OVERLAND PARK, Kansas — Sprint, which as cut thousands of jobs in recent months, posted a smaller loss in its third quarter as aggressive promotions lured more users.
The company also boosted its outlook for the year and its shares jumped 18 percent Tuesday.
Sprint said it added 501,000 new customers for its contract-based wireless plans, the most lucrative plans for the company, up from 30,000 in the same quarter a year ago. The country's No. 4 wireless service provider said its current promotion, offering 50 percent off AT&T, T-Mobile and Verizon plans, is attracting new customers. The company added a total of 491,000 customers in the quarter, though that is down from 967,000 last year, as it lost more prepaid customers.

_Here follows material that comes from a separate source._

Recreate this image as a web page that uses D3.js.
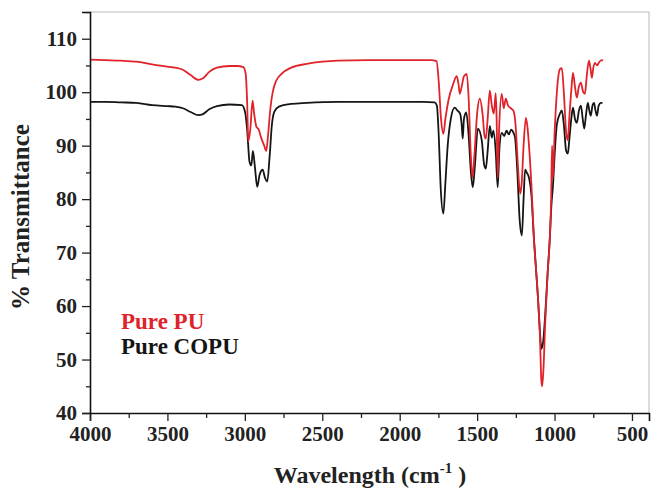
<!DOCTYPE html>
<html>
<head>
<meta charset="utf-8">
<script src="https://cdn.jsdelivr.net/npm/d3@7"></script>
<style>
  html, body { margin: 0; padding: 0; background: #fff; }
  svg { display: block; }
  text { font-family: "Liberation Serif", "Times New Roman", serif; font-weight: bold; }
</style>
</head>
<body>
<svg id="chart" width="651" height="490"></svg>
<script>
// ---- Data ----
const seriesNames = ["Pure PU", "Pure COPU"];
const seriesColors = ["#e0232a", "#151515"];

const xTickValues = [4000, 3500, 3000, 2500, 2000, 1500, 1000, 500];
const yTickValues = [40, 50, 60, 70, 80, 90, 100, 110];

// Pure PU (red)
const puWave = [4000,3900,3800,3700,3600,3500,3450,3400,3350,3300,3270,3230,3180,3100,3050,3010,
  2995,2985,2978,2965,2950,2940,2925,2910,2895,2875,2862,2850,2835,2820,2800,2760,2700,2600,2500,2400,
  2200,2000,1900,1800,1762,1748,1733,1718,1705,1685,1655,1632,1620,1612,1600,1585,1567,1555,1542,1530,
  1518,1500,1483,1465,1452,1444,1432,1418,1405,1392,1380,1374,1367,1358,1341,1328,1315,1300,1282,1265,
  1252,1238,1222,1212,1200,1185,1175,1165,1150,1134,1108,1095,1085,1080,1072,1060,1045,1030,1022,1016,
  1010,1000,985,965,953,940,925,914,905,890,881,868,856,843,830,815,804,792,778,768,759,750,739,725,710,695,687];
const puT = [106.1,106.0,105.9,105.7,105.2,104.8,104.6,104.2,103.2,102.3,102.6,103.8,104.6,104.9,104.9,104.7,
  103.5,98,90.8,93,98.4,96,93.5,93,91.5,90,89,92,97,100,102,103.5,104.6,105.3,105.7,105.9,
  106,106,106,106,105.8,102,95,92.2,95,98.5,101.5,103,101.5,99.7,101,103,103.4,99,89,84,
  88,96,98.8,96,91.8,91.3,95,100.3,97.5,96,99.8,95,84,93,99.7,97,98.8,97.5,97,96.5,
  94,87,81,83,90,95.2,93.5,90,83,73,62,55,46,45,48,57,66,73,80,90,
  84,92,100,104.3,104.5,100,92.5,91,95,101,103.6,101,99,101,101.8,100,99.7,103,105.9,104.5,102.7,104.5,105.5,105,105.7,106,105.9];

// Pure COPU (black)
const copuWave = [4000,3900,3800,3700,3600,3500,3450,3400,3350,3300,3270,3230,3180,3100,3020,
  3000,2985,2970,2958,2948,2935,2920,2905,2885,2870,2855,2840,2825,2810,2780,2700,2600,2400,
  2200,2000,1850,1775,1760,1748,1735,1718,1705,1690,1670,1645,1625,1610,1600,1593,1585,1570,
  1555,1540,1528,1515,1495,1470,1455,1444,1432,1418,1405,1395,1380,1367,1355,1341,1325,1310,
  1295,1280,1265,1255,1240,1225,1211,1200,1190,1180,1165,1150,1134,1108,1095,1085,1075,1060,
  1045,1030,1020,1011,1000,985,965,953,940,925,914,905,890,881,868,856,843,830,818,808,798,
  785,775,766,755,745,735,726,715,700,690];
const copuT = [98.2,98.2,98.1,98.0,97.6,97.4,97.3,97.0,96.3,95.7,95.9,96.8,97.4,97.7,97.6,
  96.5,93,87,86.3,89,86,82.3,84.5,85.5,84,83.3,88,94,96.3,97.3,97.8,98,98.2,
  98.2,98.2,98.2,98.1,97.5,92,82,77.3,83,90,95,97.1,96.5,96,94,91.3,95,96.2,
  92,85,82.2,86,93.2,91,86.5,85.7,89,93.7,91.5,92.8,89,82.2,90,92.4,91.8,92.8,
  92.1,93,92.4,91.5,85,76,73.2,80,85.5,85,84,81,73,62,55.5,52,53,58.5,
  66,73,79,82.2,88,94,96,96.6,94,89,88.5,91,95.5,97.1,95,94.3,96.5,97.5,95,93.2,95.5,
  98,96.5,95.6,97.5,98,96.5,95.6,97.5,98,98];

// ---- Layout ----
const svg = d3.select("#chart");
const L = 90, R = 649, T = 12, B = 413;

const x = d3.scaleLinear().domain([4000, 390]).range([L, R]);
const y = d3.scaleLinear().domain([40, 115]).range([B, T]);

// frame (top/right light)
svg.append("line").attr("x1", L).attr("x2", R).attr("y1", T).attr("y2", T)
  .attr("stroke", "#b8b8b8").attr("stroke-width", 1);
svg.append("line").attr("x1", R).attr("x2", R).attr("y1", T).attr("y2", B)
  .attr("stroke", "#b8b8b8").attr("stroke-width", 1);

// curves
const series = [
  { name: seriesNames[1], color: seriesColors[1], pts: copuWave.map((w, i) => [w, copuT[i]]) },
  { name: seriesNames[0], color: seriesColors[0], pts: puWave.map((w, i) => [w, puT[i]]) }
];
const line = d3.line().x(d => x(d[0])).y(d => y(d[1])).curve(d3.curveMonotoneX);
svg.selectAll("path.spec").data(series).enter().append("path")
  .attr("class", "spec")
  .attr("d", d => line(d.pts))
  .attr("fill", "none")
  .attr("stroke", d => d.color)
  .attr("stroke-width", 1.8)
  .attr("stroke-linejoin", "round");

// x axis
const xMinor = d3.range(3750, 400, -500);
const gx = svg.append("g").attr("transform", `translate(0,${B})`);
gx.call(d3.axisBottom(x).tickValues(xTickValues).tickFormat(d3.format("d")).tickSize(8).tickPadding(5));
const gxm = svg.append("g").attr("transform", `translate(0,${B})`);
gxm.call(d3.axisBottom(x).tickValues(xMinor).tickFormat("").tickSize(5));
gxm.select(".domain").remove();

// y axis
const yMinor = d3.range(45, 116, 10);
const gy = svg.append("g").attr("transform", `translate(${L},0)`);
gy.call(d3.axisLeft(y).tickValues(yTickValues).tickFormat(d3.format("d")).tickSize(8).tickPadding(5));
const gym = svg.append("g").attr("transform", `translate(${L},0)`);
gym.call(d3.axisLeft(y).tickValues(yMinor).tickFormat("").tickSize(4));
gym.select(".domain").remove();

[gx, gy, gxm, gym].forEach(g => {
  g.selectAll("path.domain").attr("stroke", "#111").attr("stroke-width", 1.6);
  g.selectAll(".tick line").attr("stroke", "#222").attr("stroke-width", 1.3);
  g.selectAll(".tick text").attr("font-family", "Liberation Serif, Times New Roman, serif")
    .attr("font-weight", "bold").attr("font-size", 21).attr("fill", "#222");
});

// axis titles
svg.append("text")
  .attr("transform", `translate(29,217) rotate(-90)`)
  .attr("text-anchor", "middle")
  .attr("font-size", 25)
  .attr("fill", "#222")
  .text("% Transmittance");

const xt = svg.append("text")
  .attr("x", 370).attr("y", 483)
  .attr("text-anchor", "middle")
  .attr("font-size", 24)
  .attr("fill", "#222");
xt.append("tspan").text("Wavelength (cm");
xt.append("tspan").attr("font-size", 15).attr("dy", -10).text("-1");
xt.append("tspan").attr("dy", 10).text(" )");

// legend
svg.selectAll("text.leg").data(seriesNames).enter().append("text")
  .attr("class", "leg")
  .attr("x", 121)
  .attr("y", (d, i) => 329 + i * 25)
  .attr("font-size", 23)
  .attr("fill", (d, i) => seriesColors[i])
  .text(d => d);
</script>
</body>
</html>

The Overland Park, Kansas, company said that it's on track to cut $800 million in costs for the 2015 fiscal year, which ends in March. On Monday, the company said it had cut about 2,500 jobs since thE fall, or about 8 percent of its workforce.
Sprint said it now expects earnings before interest, taxes, and amortization for the fiscal year 2015 to be between $7.7 billion and $8 billion, up from its previous forecast between $6.8 billion and $7.1 billion.
For the third-quarter ending Dec. 31, Sprint reported a loss of $836 million, or 21 cents per share, compared with a loss of $2.38 billion, or 60 cents per share, in the same quarter a year ago.
The results topped Wall Street expectations. The average estimate of 11 analysts surveyed by Zacks Investment Research was for a loss of 27 cents per share.
Revenue fell 9.7 percent to $8.11 billion in the period, which did not meet Street forecasts. Eight analysts surveyed by Zacks expected $8.25 billion.
Shares of Sprint Corp. rose 46 cents to $2.97 in midday trading.